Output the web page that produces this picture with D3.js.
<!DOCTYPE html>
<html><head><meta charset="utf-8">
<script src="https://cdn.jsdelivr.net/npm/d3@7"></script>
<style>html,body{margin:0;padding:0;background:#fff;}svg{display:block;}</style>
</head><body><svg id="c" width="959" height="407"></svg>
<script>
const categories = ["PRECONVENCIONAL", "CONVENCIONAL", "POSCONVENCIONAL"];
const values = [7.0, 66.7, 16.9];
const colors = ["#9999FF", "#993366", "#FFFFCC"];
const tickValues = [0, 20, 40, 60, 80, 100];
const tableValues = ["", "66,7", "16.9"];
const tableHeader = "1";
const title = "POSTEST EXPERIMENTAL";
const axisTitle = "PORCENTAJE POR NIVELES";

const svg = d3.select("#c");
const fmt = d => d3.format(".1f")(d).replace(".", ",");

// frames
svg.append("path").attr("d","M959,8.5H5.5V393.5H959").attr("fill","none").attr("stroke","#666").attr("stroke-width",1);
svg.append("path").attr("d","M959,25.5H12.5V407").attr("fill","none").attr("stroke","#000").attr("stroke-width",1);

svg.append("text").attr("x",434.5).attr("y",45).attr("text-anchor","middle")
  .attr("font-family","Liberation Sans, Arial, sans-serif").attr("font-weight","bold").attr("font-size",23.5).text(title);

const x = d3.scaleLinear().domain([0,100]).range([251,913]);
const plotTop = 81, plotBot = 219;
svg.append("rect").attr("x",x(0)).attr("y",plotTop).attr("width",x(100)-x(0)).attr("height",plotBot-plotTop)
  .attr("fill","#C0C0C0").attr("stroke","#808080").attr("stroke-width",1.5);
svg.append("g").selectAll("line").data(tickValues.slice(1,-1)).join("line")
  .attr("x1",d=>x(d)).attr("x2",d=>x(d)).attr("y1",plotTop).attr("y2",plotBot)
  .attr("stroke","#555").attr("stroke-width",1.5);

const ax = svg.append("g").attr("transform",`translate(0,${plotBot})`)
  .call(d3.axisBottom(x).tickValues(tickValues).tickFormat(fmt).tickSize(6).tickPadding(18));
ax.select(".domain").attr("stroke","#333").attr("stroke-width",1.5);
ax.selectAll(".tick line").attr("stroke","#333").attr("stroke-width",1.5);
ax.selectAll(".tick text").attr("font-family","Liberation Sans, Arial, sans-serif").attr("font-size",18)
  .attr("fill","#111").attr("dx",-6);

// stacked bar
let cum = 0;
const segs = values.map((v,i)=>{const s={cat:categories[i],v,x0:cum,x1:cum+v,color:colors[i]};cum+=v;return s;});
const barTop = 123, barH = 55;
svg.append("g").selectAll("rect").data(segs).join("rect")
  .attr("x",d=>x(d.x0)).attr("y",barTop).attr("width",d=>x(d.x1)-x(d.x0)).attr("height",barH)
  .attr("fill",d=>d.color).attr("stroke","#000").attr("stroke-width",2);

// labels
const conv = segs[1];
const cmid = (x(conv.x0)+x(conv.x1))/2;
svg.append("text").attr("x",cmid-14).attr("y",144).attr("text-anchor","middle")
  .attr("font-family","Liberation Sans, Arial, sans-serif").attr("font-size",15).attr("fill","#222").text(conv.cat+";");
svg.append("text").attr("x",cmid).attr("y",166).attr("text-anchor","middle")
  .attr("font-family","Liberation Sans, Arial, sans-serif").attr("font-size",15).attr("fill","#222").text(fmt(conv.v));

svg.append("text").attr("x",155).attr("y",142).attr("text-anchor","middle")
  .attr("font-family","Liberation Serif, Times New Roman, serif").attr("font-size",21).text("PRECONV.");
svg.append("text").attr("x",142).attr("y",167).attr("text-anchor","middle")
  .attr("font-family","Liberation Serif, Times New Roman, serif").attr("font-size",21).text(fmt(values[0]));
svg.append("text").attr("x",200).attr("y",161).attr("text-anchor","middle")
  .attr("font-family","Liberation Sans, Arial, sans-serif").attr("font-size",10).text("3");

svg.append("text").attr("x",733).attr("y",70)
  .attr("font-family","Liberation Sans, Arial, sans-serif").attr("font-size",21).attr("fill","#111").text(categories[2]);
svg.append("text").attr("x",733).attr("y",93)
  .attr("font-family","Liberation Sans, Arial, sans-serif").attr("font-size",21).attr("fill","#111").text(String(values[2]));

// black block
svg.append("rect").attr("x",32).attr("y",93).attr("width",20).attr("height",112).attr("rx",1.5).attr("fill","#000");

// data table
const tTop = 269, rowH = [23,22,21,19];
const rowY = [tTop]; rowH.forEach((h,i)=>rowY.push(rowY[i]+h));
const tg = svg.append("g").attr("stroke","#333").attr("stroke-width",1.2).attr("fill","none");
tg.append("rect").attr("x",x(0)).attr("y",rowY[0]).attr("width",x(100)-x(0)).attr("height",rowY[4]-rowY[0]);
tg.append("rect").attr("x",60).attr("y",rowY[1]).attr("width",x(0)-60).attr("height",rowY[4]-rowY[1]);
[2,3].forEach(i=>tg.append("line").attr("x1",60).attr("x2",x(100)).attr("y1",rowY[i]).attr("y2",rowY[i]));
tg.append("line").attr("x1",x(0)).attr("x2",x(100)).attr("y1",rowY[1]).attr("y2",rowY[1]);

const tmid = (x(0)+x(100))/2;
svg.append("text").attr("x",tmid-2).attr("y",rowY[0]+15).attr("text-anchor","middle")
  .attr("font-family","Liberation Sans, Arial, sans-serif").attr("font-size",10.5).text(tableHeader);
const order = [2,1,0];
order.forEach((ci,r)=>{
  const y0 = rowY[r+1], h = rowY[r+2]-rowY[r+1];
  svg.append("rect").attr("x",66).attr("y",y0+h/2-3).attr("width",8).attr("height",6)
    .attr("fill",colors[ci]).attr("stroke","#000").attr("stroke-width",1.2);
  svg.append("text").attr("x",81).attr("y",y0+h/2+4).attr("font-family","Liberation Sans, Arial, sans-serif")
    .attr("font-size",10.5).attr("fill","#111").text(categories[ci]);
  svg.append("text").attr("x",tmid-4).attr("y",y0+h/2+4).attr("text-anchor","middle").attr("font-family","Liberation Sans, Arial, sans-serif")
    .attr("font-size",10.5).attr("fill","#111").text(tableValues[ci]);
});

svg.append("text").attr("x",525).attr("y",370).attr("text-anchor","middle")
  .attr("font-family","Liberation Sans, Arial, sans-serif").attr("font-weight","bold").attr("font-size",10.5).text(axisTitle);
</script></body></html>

+ + +

Copy out the whole listing exactly; please set it all down.

Output the web page that produces this picture with D3.js.
<!DOCTYPE html>
<html><head><meta charset="utf-8">
<script src="https://cdn.jsdelivr.net/npm/d3@7"></script>
<style>html,body{margin:0;padding:0;background:#fff;}svg{display:block;}</style>
</head><body><svg id="c" width="959" height="407"></svg>
<script>
const categories = ["PRECONVENCIONAL", "CONVENCIONAL", "POSCONVENCIONAL"];
const values = [7.0, 66.7, 16.9];
const colors = ["#9999FF", "#993366", "#FFFFCC"];
const tickValues = [0, 20, 40, 60, 80, 100];
const tableValues = ["", "66,7", "16.9"];
const tableHeader = "1";
const title = "POSTEST EXPERIMENTAL";
const axisTitle = "PORCENTAJE POR NIVELES";

const svg = d3.select("#c");
const fmt = d => d3.format(".1f")(d).replace(".", ",");

// frames
svg.append("path").attr("d","M959,8.5H5.5V393.5H959").attr("fill","none").attr("stroke","#666").attr("stroke-width",1);
svg.append("path").attr("d","M959,25.5H12.5V407").attr("fill","none").attr("stroke","#000").attr("stroke-width",1);

svg.append("text").attr("x",434.5).attr("y",45).attr("text-anchor","middle")
  .attr("font-family","Liberation Sans, Arial, sans-serif").attr("font-weight","bold").attr("font-size",23.5).text(title);

const x = d3.scaleLinear().domain([0,100]).range([251,913]);
const plotTop = 81, plotBot = 219;
svg.append("rect").attr("x",x(0)).attr("y",plotTop).attr("width",x(100)-x(0)).attr("height",plotBot-plotTop)
  .attr("fill","#C0C0C0").attr("stroke","#808080").attr("stroke-width",1.5);
svg.append("g").selectAll("line").data(tickValues.slice(1,-1)).join("line")
  .attr("x1",d=>x(d)).attr("x2",d=>x(d)).attr("y1",plotTop).attr("y2",plotBot)
  .attr("stroke","#555").attr("stroke-width",1.5);

const ax = svg.append("g").attr("transform",`translate(0,${plotBot})`)
  .call(d3.axisBottom(x).tickValues(tickValues).tickFormat(fmt).tickSize(6).tickPadding(18));
ax.select(".domain").attr("stroke","#333").attr("stroke-width",1.5);
ax.selectAll(".tick line").attr("stroke","#333").attr("stroke-width",1.5);
ax.selectAll(".tick text").attr("font-family","Liberation Sans, Arial, sans-serif").attr("font-size",18)
  .attr("fill","#111").attr("dx",-6);

// stacked bar
let cum = 0;
const segs = values.map((v,i)=>{const s={cat:categories[i],v,x0:cum,x1:cum+v,color:colors[i]};cum+=v;return s;});
const barTop = 123, barH = 55;
svg.append("g").selectAll("rect").data(segs).join("rect")
  .attr("x",d=>x(d.x0)).attr("y",barTop).attr("width",d=>x(d.x1)-x(d.x0)).attr("height",barH)
  .attr("fill",d=>d.color).attr("stroke","#000").attr("stroke-width",2);

// labels
const conv = segs[1];
const cmid = (x(conv.x0)+x(conv.x1))/2;
svg.append("text").attr("x",cmid-14).attr("y",144).attr("text-anchor","middle")
  .attr("font-family","Liberation Sans, Arial, sans-serif").attr("font-size",15).attr("fill","#222").text(conv.cat+";");
svg.append("text").attr("x",cmid).attr("y",166).attr("text-anchor","middle")
  .attr("font-family","Liberation Sans, Arial, sans-serif").attr("font-size",15).attr("fill","#222").text(fmt(conv.v));

svg.append("text").attr("x",155).attr("y",142).attr("text-anchor","middle")
  .attr("font-family","Liberation Serif, Times New Roman, serif").attr("font-size",21).text("PRECONV.");
svg.append("text").attr("x",142).attr("y",167).attr("text-anchor","middle")
  .attr("font-family","Liberation Serif, Times New Roman, serif").attr("font-size",21).text(fmt(values[0]));
svg.append("text").attr("x",200).attr("y",161).attr("text-anchor","middle")
  .attr("font-family","Liberation Sans, Arial, sans-serif").attr("font-size",10).text("3");

svg.append("text").attr("x",733).attr("y",70)
  .attr("font-family","Liberation Sans, Arial, sans-serif").attr("font-size",21).attr("fill","#111").text(categories[2]);
svg.append("text").attr("x",733).attr("y",93)
  .attr("font-family","Liberation Sans, Arial, sans-serif").attr("font-size",21).attr("fill","#111").text(String(values[2]));

// black block
svg.append("rect").attr("x",32).attr("y",93).attr("width",20).attr("height",112).attr("rx",1.5).attr("fill","#000");

// data table
const tTop = 269, rowH = [23,22,21,19];
const rowY = [tTop]; rowH.forEach((h,i)=>rowY.push(rowY[i]+h));
const tg = svg.append("g").attr("stroke","#333").attr("stroke-width",1.2).attr("fill","none");
tg.append("rect").attr("x",x(0)).attr("y",rowY[0]).attr("width",x(100)-x(0)).attr("height",rowY[4]-rowY[0]);
tg.append("rect").attr("x",60).attr("y",rowY[1]).attr("width",x(0)-60).attr("height",rowY[4]-rowY[1]);
[2,3].forEach(i=>tg.append("line").attr("x1",60).attr("x2",x(100)).attr("y1",rowY[i]).attr("y2",rowY[i]));
tg.append("line").attr("x1",x(0)).attr("x2",x(100)).attr("y1",rowY[1]).attr("y2",rowY[1]);

const tmid = (x(0)+x(100))/2;
svg.append("text").attr("x",tmid-2).attr("y",rowY[0]+15).attr("text-anchor","middle")
  .attr("font-family","Liberation Sans, Arial, sans-serif").attr("font-size",10.5).text(tableHeader);
const order = [2,1,0];
order.forEach((ci,r)=>{
  const y0 = rowY[r+1], h = rowY[r+2]-rowY[r+1];
  svg.append("rect").attr("x",66).attr("y",y0+h/2-3).attr("width",8).attr("height",6)
    .attr("fill",colors[ci]).attr("stroke","#000").attr("stroke-width",1.2);
  svg.append("text").attr("x",81).attr("y",y0+h/2+4).attr("font-family","Liberation Sans, Arial, sans-serif")
    .attr("font-size",10.5).attr("fill","#111").text(categories[ci]);
  svg.append("text").attr("x",tmid-4).attr("y",y0+h/2+4).attr("text-anchor","middle").attr("font-family","Liberation Sans, Arial, sans-serif")
    .attr("font-size",10.5).attr("fill","#111").text(tableValues[ci]);
});

svg.append("text").attr("x",525).attr("y",370).attr("text-anchor","middle")
  .attr("font-family","Liberation Sans, Arial, sans-serif").attr("font-weight","bold").attr("font-size",10.5).text(axisTitle);
</script></body></html>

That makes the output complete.